A Unified Framework for Exploratory Learning-Aided Community Detection Under Topological Uncertainty
Yu Hou, Cong Tran, Ming Li, Won-Yong Shin
TL;DR
This work tackles overlapping community detection when the true network topology is unknown, introducing META-CODE, a unified framework that iteratively combines community-affiliation embedding via a reconstruction-trained GNN, exploration of the hidden network through strategically selected node queries, and network inference using an edge-connectivity Siamese model. The approach jointly optimizes a community-affiliation matrix and a sequence of queries, leveraging node metadata and progressively revealed edges to refine edge predictions and communities. Theoretical results demonstrate that querying nodes in overlapping regions accelerates exploration and that META-CODE scales linearly with the number of edges, while extensive experiments on real networks show substantial gains (up to 65.55% NMI) over competitive methods and strong evidence for the contribution of each module.
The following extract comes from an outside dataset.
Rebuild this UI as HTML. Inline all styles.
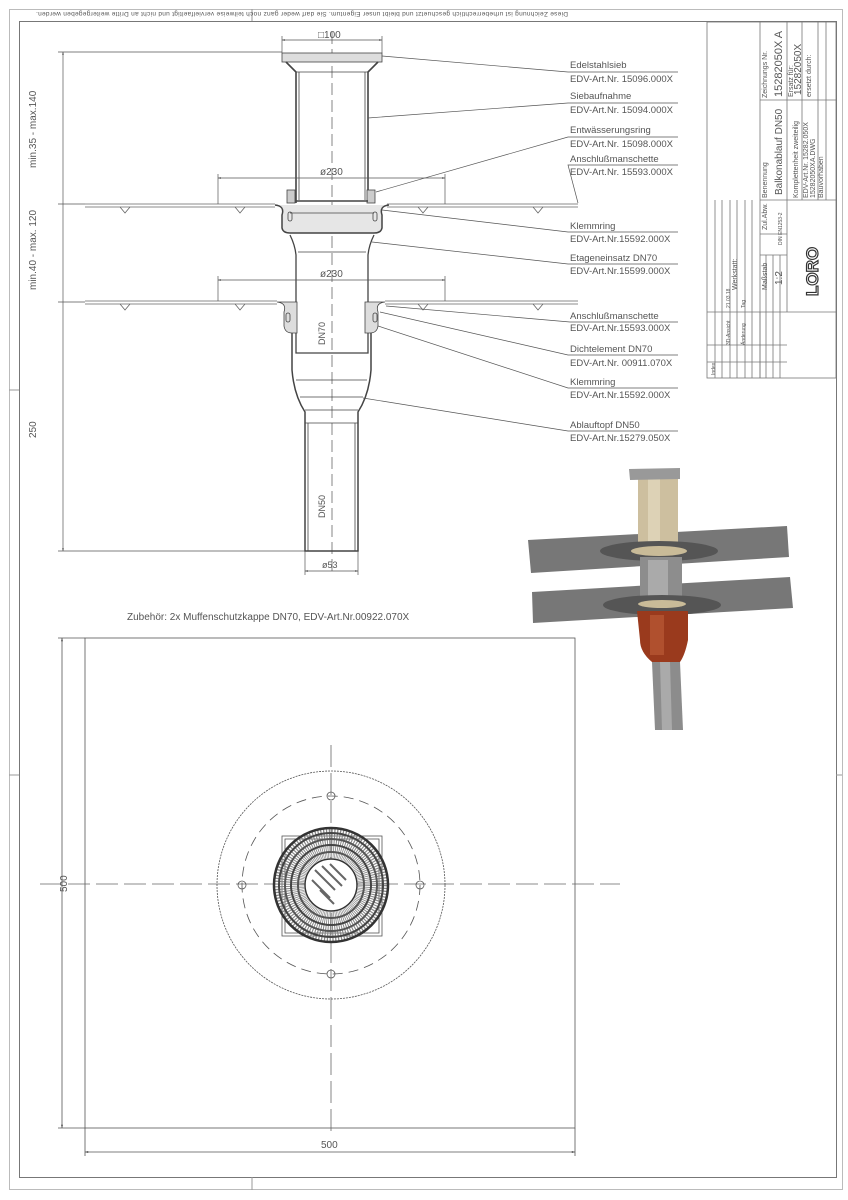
<!DOCTYPE html>
<html><head><meta charset="utf-8"><style>
html,body{margin:0;padding:0;background:#fff;}
svg{display:block;}
text{font-family:"Liberation Sans",sans-serif;fill:#555;}
</style></head><body>
<svg width="848" height="1200" viewBox="0 0 848 1200" xmlns="http://www.w3.org/2000/svg">
<defs>
<marker id="a" viewBox="0 0 10 10" refX="10" refY="5" markerWidth="6" markerHeight="4" orient="auto-start-reverse"><path d="M0 2 L10 5 L0 8 Z" fill="#444"/></marker>
</defs>
<rect width="848" height="1200" fill="#fff"/>
<!-- frames -->
<rect x="9.5" y="9.5" width="833" height="1180" fill="none" stroke="#bbb" stroke-width="1"/>
<rect x="19.5" y="21.5" width="817" height="1156" fill="none" stroke="#777" stroke-width="1"/>
<line x1="252" y1="9" x2="252" y2="21" stroke="#999"/>
<line x1="252" y1="1177" x2="252" y2="1190" stroke="#999"/>
<line x1="9" y1="390" x2="19" y2="390" stroke="#999"/>
<line x1="9" y1="775" x2="19" y2="775" stroke="#999"/>
<line x1="836" y1="775" x2="842" y2="775" stroke="#999"/>
<text x="568" y="-12" transform="rotate(180 568 0)" font-size="6.5" textLength="532">Diese Zeichnung ist urheberrechtlich geschuetzt und bleibt unser Eigentum. Sie darf weder ganz noch teilweise vervielfaeltigt und nicht an Dritte weitergegeben werden.</text>

<!-- title block -->
<g stroke="#777" stroke-width="0.8" fill="none">
<rect x="707" y="22" width="129" height="356"/>
<line x1="760" y1="22" x2="760" y2="378"/>
<line x1="760" y1="100" x2="836" y2="100"/>
<line x1="760" y1="200" x2="836" y2="200"/>
<line x1="707" y1="312" x2="836" y2="312"/>
<line x1="787" y1="22" x2="787" y2="200"/>
<line x1="802" y1="22" x2="802" y2="100"/>
<line x1="818" y1="22" x2="818" y2="200"/>
<line x1="802" y1="100" x2="802" y2="200"/>
<line x1="787" y1="200" x2="787" y2="312"/>
<line x1="760" y1="255" x2="787" y2="255"/>
<line x1="760" y1="234" x2="787" y2="234"/>
<line x1="730" y1="200" x2="730" y2="378"/>
<line x1="760" y1="312" x2="760" y2="378"/>
<line x1="766" y1="255" x2="766" y2="378"/>
<line x1="773" y1="255" x2="773" y2="378"/>
<line x1="780" y1="255" x2="780" y2="378"/>
<line x1="715" y1="200" x2="715" y2="378"/>
<line x1="722" y1="200" x2="722" y2="378"/>
<line x1="737" y1="200" x2="737" y2="378"/>
<line x1="745" y1="200" x2="745" y2="378"/>
<line x1="752" y1="200" x2="752" y2="378"/>
<line x1="707" y1="345" x2="787" y2="345"/>
<line x1="707" y1="362" x2="787" y2="362"/>
<line x1="826" y1="100" x2="826" y2="200"/>
<line x1="826" y1="22" x2="826" y2="100"/>
</g>
<g font-size="7">
<text transform="translate(737 290) rotate(-90)">Werkstatt:</text>
<text transform="translate(767 98) rotate(-90)">Zeichnungs Nr.</text>
<text transform="translate(782 97) rotate(-90)" font-size="11">15282050X  A</text>
<text transform="translate(793 97) rotate(-90)">Ersatz für:</text>
<text transform="translate(801 95) rotate(-90)" font-size="10">15282050X</text>
<text transform="translate(811 97) rotate(-90)">ersetzt durch:</text>
<text transform="translate(767 198) rotate(-90)">Benennung</text>
<text transform="translate(782 195) rotate(-90)" font-size="10">Balkonablauf DN50</text>
<text transform="translate(798 198) rotate(-90)">Komplettenheit zweiteilig</text>
<text transform="translate(808 198) rotate(-90)">EDV-Art.Nr. 15282.050X</text>
<text transform="translate(815 198) rotate(-90)">15282050XA.DWG</text>
<text transform="translate(823 198) rotate(-90)">Bauvorhaben</text>
<text transform="translate(767 230) rotate(-90)">Zul.Abw.</text>
<text transform="translate(782 245) rotate(-90)" font-size="5">DIN EN1253-2</text>
<text transform="translate(767 290) rotate(-90)">Maßstab</text>
<text transform="translate(782 285) rotate(-90)" font-size="10">1:2</text>
<text transform="translate(730 345) rotate(-90)" font-size="5">3D-Ansicht</text>
<text transform="translate(745 345) rotate(-90)" font-size="5">Änderung</text>
<text transform="translate(730 308) rotate(-90)" font-size="5">21.03.18</text>
<text transform="translate(745 308) rotate(-90)" font-size="5">Tag</text>
<text transform="translate(715 375) rotate(-90)" font-size="5">Index</text>
</g>
<text transform="translate(818 296) rotate(-90)" font-size="17" font-weight="bold" style="fill:none" stroke="#333" stroke-width="1.2">LORO</text>

<!-- ============ SECTION VIEW ============ -->
<g stroke="#444" stroke-width="0.8" fill="none">
<line x1="332" y1="32" x2="332" y2="575" stroke-dasharray="12,5" stroke="#666"/>
<rect x="282" y="53" width="100" height="9" fill="#ddd"/>
<path d="M286 62 L296 72 L296 203 M378 62 L368 72 L368 203" stroke-width="1.6"/>
<path d="M299 72 L299 200 M365 72 L365 200"/>
<line x1="296" y1="72" x2="368" y2="72"/>
<rect x="287" y="190" width="8" height="13" fill="#ccc"/>
<rect x="367" y="190" width="8" height="13" fill="#ccc"/>
<line x1="296" y1="201" x2="368" y2="201" stroke-width="1.6"/>
<path d="M85 204 L275 204 M387 204 L578 204 M85 207 L275 207 M387 207 L578 207" stroke="#666"/>
<path d="M120 207 l5 6 l5 -6 M235 207 l5 6 l5 -6 M418 207 l5 6 l5 -6 M533 207 l5 6 l5 -6" stroke="#666"/>
<path d="M275 205 Q285 206 282 215 L282 228 Q283 233 290 233 L374 233 Q381 233 382 228 L382 215 Q379 206 389 205" stroke-width="1.5" fill="#e6e6e6"/>
<rect x="288" y="212" width="4" height="9" rx="2"/><rect x="373" y="212" width="4" height="9" rx="2"/>
<line x1="290" y1="213" x2="374" y2="213"/>
<path d="M290 235 Q295 245 296 255 L296 353 L368 353 L368 255 Q369 245 374 235" stroke-width="1.3"/>
<line x1="298" y1="252" x2="366" y2="252"/>
<path d="M85 301 L277 301 M385 301 L578 301 M85 304 L277 304 M385 304 L578 304" stroke="#666"/>
<path d="M120 304 l5 6 l5 -6 M235 304 l5 6 l5 -6 M418 304 l5 6 l5 -6 M533 304 l5 6 l5 -6" stroke="#666"/>
<path d="M277 302 Q287 303 284 312 L284 326 Q285 333 292 333 L297 333 L297 302 Z" fill="#ddd"/>
<path d="M385 302 Q375 303 378 312 L378 326 Q377 333 370 333 L365 333 L365 302 Z" fill="#ddd"/>
<rect x="286" y="313" width="4" height="9" rx="2"/><rect x="373" y="313" width="4" height="9" rx="2"/>
<path d="M292 333 L292 370 Q294 395 305 412 L305 551 L358 551 L358 412 Q369 395 371 370 L371 333" stroke-width="1.5"/>
<line x1="296" y1="380" x2="367" y2="380"/>
<line x1="300" y1="397" x2="363" y2="397"/>
<line x1="305" y1="410" x2="358" y2="410"/>
<line x1="305" y1="423" x2="358" y2="423"/>
<line x1="308" y1="423" x2="308" y2="551"/>
<line x1="355" y1="423" x2="355" y2="551"/>
</g>
<g stroke="#555" stroke-width="0.7" fill="none">
<line x1="282" y1="40" x2="382" y2="40" marker-start="url(#a)" marker-end="url(#a)"/><line x1="282" y1="36" x2="282" y2="53"/><line x1="382" y1="36" x2="382" y2="53"/>
<line x1="218" y1="178" x2="445" y2="178" marker-start="url(#a)" marker-end="url(#a)"/><line x1="218" y1="174" x2="218" y2="204"/><line x1="445" y1="174" x2="445" y2="204"/>
<line x1="218" y1="280" x2="445" y2="280" marker-start="url(#a)" marker-end="url(#a)"/><line x1="218" y1="276" x2="218" y2="301"/><line x1="445" y1="276" x2="445" y2="301"/>
<line x1="305" y1="571" x2="358" y2="571" marker-start="url(#a)" marker-end="url(#a)"/><line x1="305" y1="551" x2="305" y2="575"/><line x1="358" y1="551" x2="358" y2="575"/>
<line x1="63" y1="52" x2="63" y2="551" marker-start="url(#a)" marker-end="url(#a)"/>
<line x1="58" y1="52" x2="282" y2="52"/>
<line x1="58" y1="551" x2="305" y2="551"/>
<line x1="58" y1="204" x2="85" y2="204"/>
<line x1="58" y1="302" x2="85" y2="302"/>
</g>
<g font-size="10">
<text x="318" y="38">□100</text>
<text x="320" y="175">ø230</text>
<text x="320" y="277">ø230</text>
<text x="322" y="568" font-size="9">ø53</text>
<text transform="translate(36 168) rotate(-90)">min.35 - max.140</text>
<text transform="translate(36 290) rotate(-90)">min.40 - max. 120</text>
<text transform="translate(36 438) rotate(-90)">250</text>
<text transform="translate(325 345) rotate(-90)" font-size="9">DN70</text>
<text transform="translate(325 518) rotate(-90)" font-size="9">DN50</text>
</g>
<g stroke="#555" stroke-width="0.7" fill="none">
<path d="M382 56 L568 72 L678 72"/>
<path d="M368 118 L568 103 L678 103"/>
<path d="M376 192 L568 137 L678 137"/>
<path d="M578 203 L568 165 L678 165"/>
<path d="M382 210 L568 232 L678 232"/>
<path d="M372 242 L568 264 L678 264"/>
<path d="M386 306 L570 322 L678 322"/>
<path d="M380 312 L568 355 L678 355"/>
<path d="M378 326 L568 388 L678 388"/>
<path d="M363 398 L568 431 L678 431"/>
</g>
<g font-size="9.5">
<text x="570" y="68">Edelstahlsieb</text><text x="570" y="82">EDV-Art.Nr. 15096.000X</text>
<text x="570" y="99">Siebaufnahme</text><text x="570" y="113">EDV-Art.Nr. 15094.000X</text>
<text x="570" y="133">Entwässerungsring</text><text x="570" y="147">EDV-Art.Nr. 15098.000X</text>
<text x="570" y="162">Anschlußmanschette</text><text x="570" y="175">EDV-Art.Nr. 15593.000X</text>
<text x="570" y="229">Klemmring</text><text x="570" y="242">EDV-Art.Nr.15592.000X</text>
<text x="570" y="261">Etageneinsatz DN70</text><text x="570" y="274">EDV-Art.Nr.15599.000X</text>
<text x="570" y="319">Anschlußmanschette</text><text x="570" y="331">EDV-Art.Nr.15593.000X</text>
<text x="570" y="352">Dichtelement DN70</text><text x="570" y="366">EDV-Art.Nr. 00911.070X</text>
<text x="570" y="385">Klemmring</text><text x="570" y="398">EDV-Art.Nr.15592.000X</text>
<text x="570" y="428">Ablauftopf DN50</text><text x="570" y="441">EDV-Art.Nr.15279.050X</text>
</g>
<text x="127" y="620" font-size="10">Zubehör:  2x Muffenschutzkappe DN70, EDV-Art.Nr.00922.070X</text>

<!-- ============ 3D VIEW ============ -->
<polygon points="528,540 787,526 789,557 531,573" fill="#777"/>
<polygon points="532,592 790,577 793,608 533,623" fill="#777"/>
<rect x="638" y="478" width="40" height="74" fill="#cdbf9f"/>
<rect x="648" y="478" width="12" height="74" fill="#ddd2b6"/>
<polygon points="629,469 680,468 680,479 630,480" fill="#999"/>
<ellipse cx="659" cy="551" rx="59" ry="10" fill="#555"/>
<ellipse cx="659" cy="551" rx="28" ry="5" fill="#c9bb98"/>
<rect x="640" y="557" width="42" height="44" fill="#8d8d8d"/>
<rect x="648" y="560" width="20" height="40" fill="#aaa"/>
<ellipse cx="662" cy="605" rx="59" ry="10" fill="#555"/>
<ellipse cx="662" cy="604" rx="24" ry="4" fill="#c9bb98"/>
<path d="M637 611 L688 611 L688 640 Q685 655 680 662 L652 662 Q640 652 640 640 Z" fill="#9a3a1d"/>
<rect x="650" y="615" width="14" height="40" fill="#b0502e"/>
<polygon points="652,662 680,662 683,730 655,730" fill="#8c8c8c"/>
<polygon points="660,662 670,662 672,730 662,730" fill="#aaa"/>

<!-- ============ PLAN VIEW ============ -->
<g stroke="#555" stroke-width="0.8" fill="none">
<rect x="85" y="638" width="490" height="490"/>
<line x1="40" y1="884" x2="620" y2="884" stroke-dasharray="22,6" stroke="#666"/>
<line x1="331" y1="745" x2="331" y2="1135" stroke-dasharray="22,6" stroke="#666"/>
<circle cx="331" cy="885" r="114" stroke-dasharray="2,1"/>
<circle cx="331" cy="885" r="89" stroke-dasharray="10,6"/>
<circle cx="331" cy="796" r="4"/><circle cx="331" cy="974" r="4"/>
<circle cx="242" cy="885" r="4"/><circle cx="420" cy="885" r="4"/>
<rect x="282" y="836" width="100" height="100"/>
<rect x="285" y="839" width="94" height="94"/>
<circle cx="331" cy="885" r="42" stroke="#888" stroke-width="30" stroke-dasharray="1,1.2"/>
<circle cx="331" cy="885" r="57" stroke-width="2.5" stroke="#333"/>
<circle cx="331" cy="885" r="52" stroke-width="2" stroke="#444"/>
<circle cx="331" cy="885" r="46" stroke-width="2" stroke="#555"/>
<circle cx="331" cy="885" r="40" stroke-width="2" stroke="#444"/>
<circle cx="331" cy="885" r="33" stroke-width="2" stroke="#555"/>
<circle cx="331" cy="885" r="26" stroke-width="1.5" stroke="#333" fill="#fff"/>
<path d="M315 870 l20 20 M322 866 l20 20 M312 880 l18 18 M330 864 l16 16 M320 890 l14 14" stroke="#666" stroke-width="2"/>
<line x1="62" y1="638" x2="62" y2="1128" marker-start="url(#a)" marker-end="url(#a)"/>
<line x1="58" y1="638" x2="85" y2="638"/><line x1="58" y1="1128" x2="85" y2="1128"/>
<line x1="85" y1="1152" x2="575" y2="1152" marker-start="url(#a)" marker-end="url(#a)"/>
<line x1="85" y1="1128" x2="85" y2="1156"/><line x1="575" y1="1128" x2="575" y2="1156"/>
</g>
<text transform="translate(67 892) rotate(-90)" font-size="10">500</text>
<text x="321" y="1148" font-size="10">500</text>
</svg>
</body></html>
Overall, META-CODE offers a practical, scalable solution for uncovering meaningful, overlapping communities under topological uncertainty with broad applicability in privacy-constrained or incomplete-network contexts.
Abstract
In social networks, the discovery of community structures has received considerable attention as a fundamental problem in various network analysis tasks. However, due to privacy concerns or access restrictions, the network structure is often uncertain, thereby rendering established community detection approaches ineffective without costly network topology acquisition. To tackle this challenge, we present META-CODE, a unified framework for detecting overlapping communities via exploratory learning aided by easy-to-collect node metadata when networks are topologically unknown (or only partially known). Specifically, META-CODE consists of three iterative steps in addition to the initial network inference step: 1) node-level community-affiliation embeddings based on graph neural networks (GNNs) trained by our new reconstruction loss, 2) network exploration via community-affiliation-based node queries, and 3) network inference using an edge connectivity-based Siamese neural network model from the explored network. Through extensive experiments on three real-world datasets including two large networks, we demonstrate: (a) the superiority of META-CODE over benchmark community detection methods, achieving remarkable gains up to 65.55% on the Facebook dataset over the best competitor among our selected competitive methods in terms of normalized mutual information (NMI), (b) the impact of each module in META-CODE, (c) the effectiveness of node queries in META-CODE based on empirical evaluations and theoretical findings, and (d) the convergence of the inferred network.